Solution : Let O be the circum centre

${\displaystyle{\frac{a}{p_1}}}$ = 2 ${\displaystyle \left({\frac{\frac{a}{2}}{p_1}}\right) = 2 \tan \left({\frac{1}{2}}{\angle{BOC}}\right)}$

Similarly, ${\displaystyle{\frac{b}{p_2}} = 2 \tan \left({\frac{1}{2}}{\angle{AOC}}\right)}$

& ${\displaystyle{\frac{c}{p_3}} = 2 \tan \left({\frac{1}{2}}{\angle{AOB}}\right)}$
Now, ${\displaystyle{\frac{1}{2}}{\angle{BOC}} + {\frac{1}{2}}{\angle{AOC}} + {\frac{1}{2}}{\angle{AOB}}}$ = ${\displaystyle{\frac{1}{2}} ({\angle{BOC}} + {\angle{AOC}} + {\angle{AOB}})}$
= ${\displaystyle{\frac{1}{2}} (360^{\circ})}$ = ${\displaystyle{180^{\circ}}}$

Lemma
For ${\displaystyle{\alpha},{\beta},{\gamma} > 0}$ & ${\displaystyle{\alpha} + {\beta} + {\gamma} = {\pi}}$
${\displaystyle{\tan{\alpha}} + {\tan{\beta}} + {\tan{\gamma}} = {\tan{\alpha}}{\times}{\tan{\beta}}{\times}{\tan{\gamma}}}$
${\displaystyle{\alpha} + {\beta} + {\gamma} = {\pi}}$
${\Rightarrow}$ ${\displaystyle{\alpha + \beta} = {\pi - \gamma}}$
${\Rightarrow}$ ${\displaystyle{\tan (\alpha + \beta)} = {\tan (\pi - \gamma)}}$
${\Rightarrow}$ ${\displaystyle{\frac{\tan{\alpha} + \tan{\beta}}{1 - \tan{\alpha} \tan{\beta}}} = -\tan{\gamma}}$
${\Rightarrow}$ ${\displaystyle{\tan\alpha + \tan \beta} = {\tan{\alpha}. \tan{\beta} .\tan{\gamma}} - \tan\gamma}$
${\Rightarrow}$ ${\displaystyle{\tan{\alpha}} + {\tan{\beta}} + {\tan{\gamma}} = {\tan{\alpha}}{\times}{\tan{\beta}}{\times}{\tan{\gamma}}}$ (lemma proved)
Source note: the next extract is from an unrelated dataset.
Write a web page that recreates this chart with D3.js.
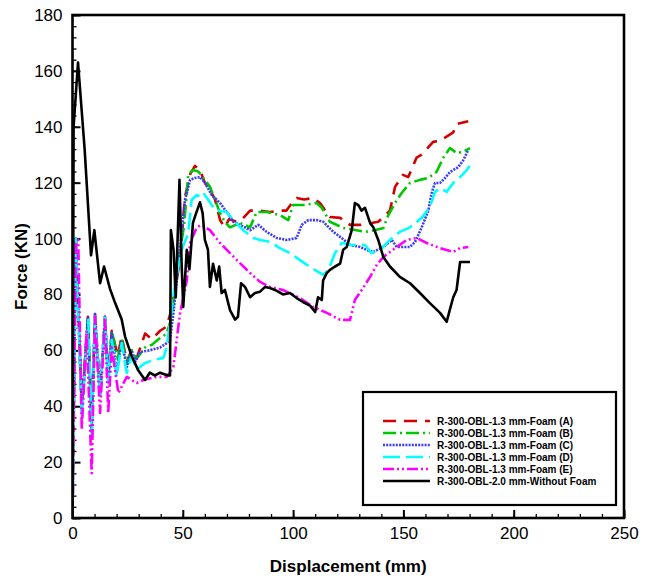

So, ${\displaystyle{\frac{1}{2}}\left({\frac{a}{p_1}} + {\frac{b}{p_2}} + {\frac{c}{p_3}}\right) = \tan({\frac{1}{2}}\angle{AOB}) + \tan({\frac{1}{2}}\angle{BOC}) + \tan({\frac{1}{2}}\angle{COA})}$
= ${\displaystyle{\tan({\frac{1}{2}}\angle{AOB})\times \tan({\frac{1}{2}}\angle{BOC})\times \tan({\frac{1}{2}}\angle{COA})}}$ [ as ${\displaystyle{\angle{AOB} + \angle{BOC} + \angle{COA} = {360}^{\circ}}}$ ]
= ${\displaystyle{\frac{a}{2{p_1}}}\times{\frac{b}{2{p_2}}}\times{\frac{c}{2{p_3}}}}$
= ${\displaystyle{\frac{abc}{8{p_1}{p_2}{p_3}}}}$
$\Rightarrow \frac{a}{p_1} + \frac{b}{p_2} + \frac{c}{p_3} = \frac{abc}{4{p_1}{p_2}{p_3} }$ ( proved )